Christina here with a confession. Sometimes when people talk solarpunk, I can’t help but wonder if solarpunk is just this decade’s version of being a hippie. Solarpunks want to wear natural fiber …
Hippies didn't have the internet. Some had some of the right ideas, but it wasn't easy to connect the dots of information or insight people had, so a lot of early ideas of improving the world just had to fail against the onslaught of capitalism. Currently we live in a period where the mainstream system seems to fail. The real dystopia doesn't just happen somewhere else to some unfortunate few, it's quite obviously popping up everywhere in many forms.
Solarpunk steps in and imagines that we could build a future that isn't more dystopian. We could take stock of what we have - technology, skills, limitations - and dare to imagine a future that is actually less dystopian than what happens now. We refuse to accept that this is the best version of humans inhabiting the universe that we could possibly come up with, and collect material, information, documentation to support a worldbuilding effort that aims for a better future.
Have the hippies failed? Or did they point the way towards a lot of the right directions? Is punk dead? Don't think so, and it's all in favour of DIY. So we basically DIY our future here.
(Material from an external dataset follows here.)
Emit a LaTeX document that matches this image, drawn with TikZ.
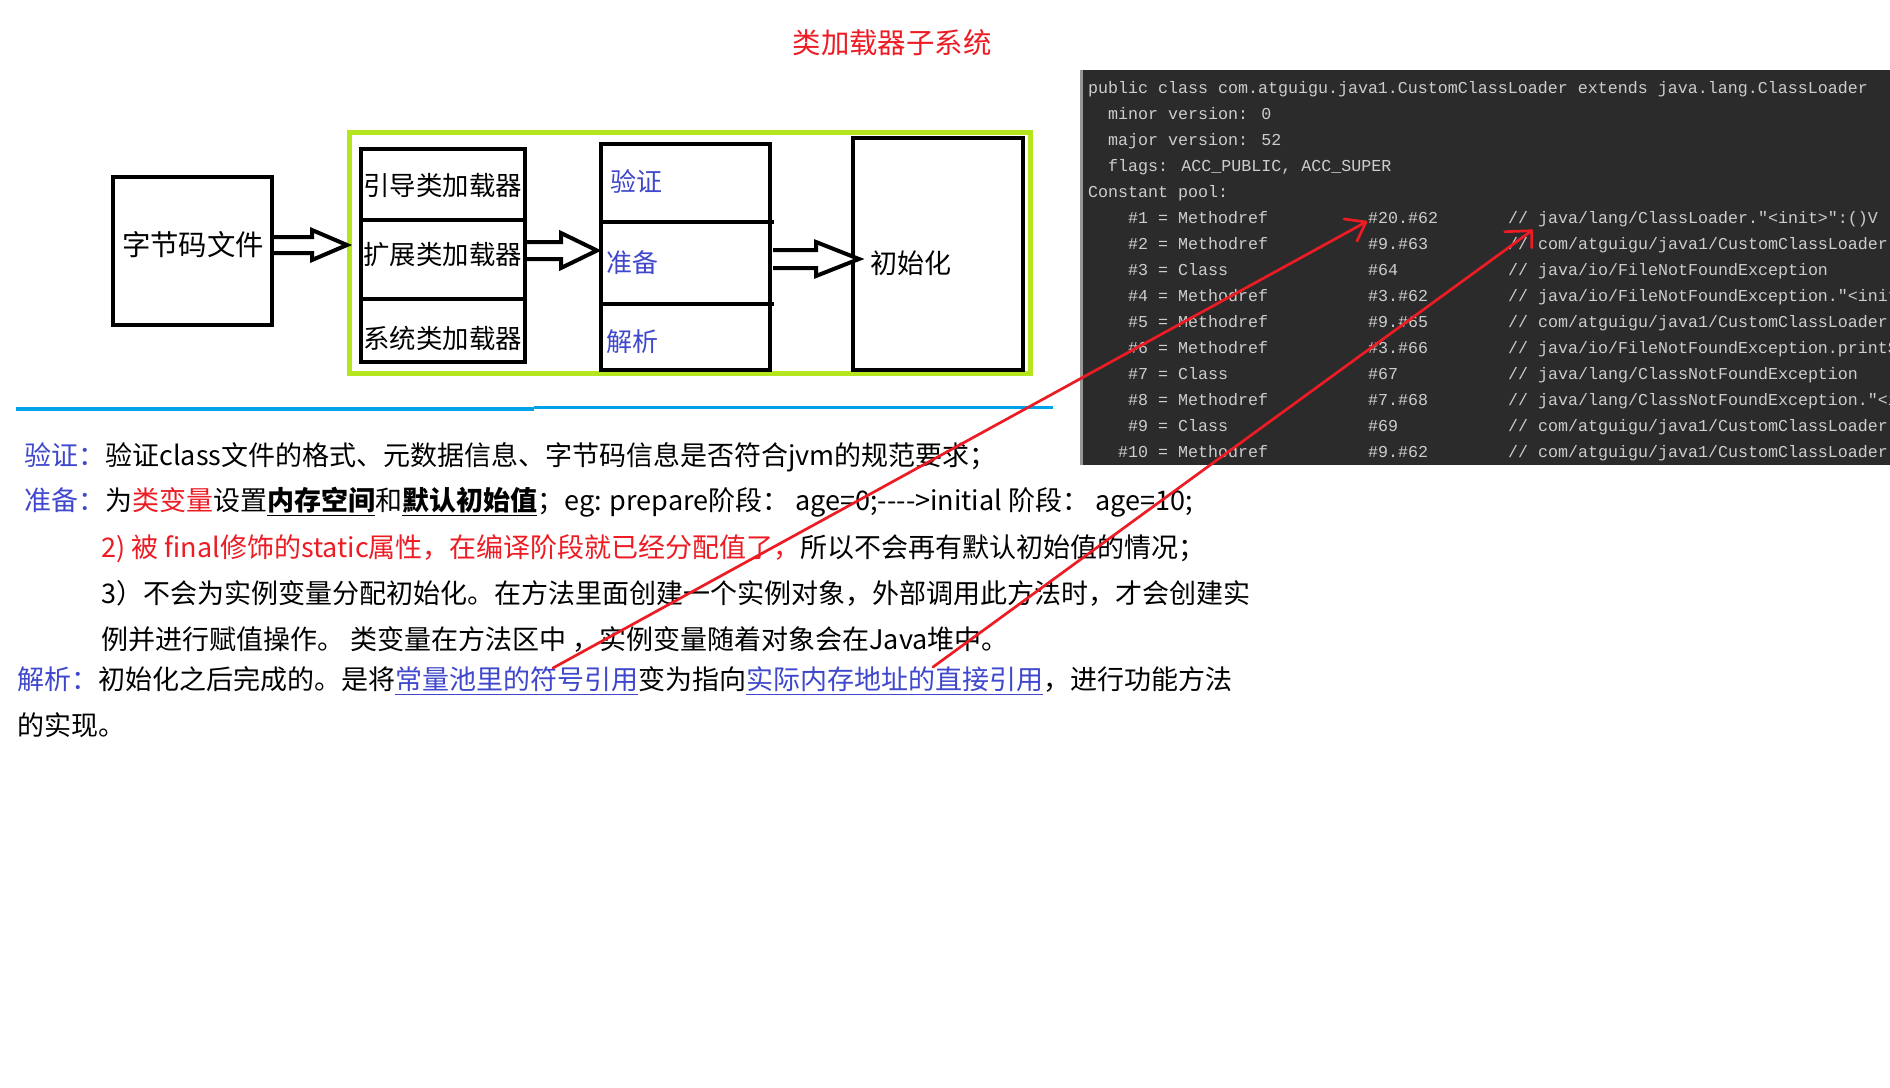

It is a practical gospel of hope. I work in tech and I hate what we have done with tech. Let’s do better! This is the opposite of dropping out, it is digging in and making positive change informed by a humane and rational value system.
So, no, not hippie redux. But any old hippies are certainly welcome.
Apparently you didn't read the article. And no it isn't. It shares some superficial similarities and some roots (as the article explains), but contrary to the hippie movement it isn't about personal (and sexual) liberation.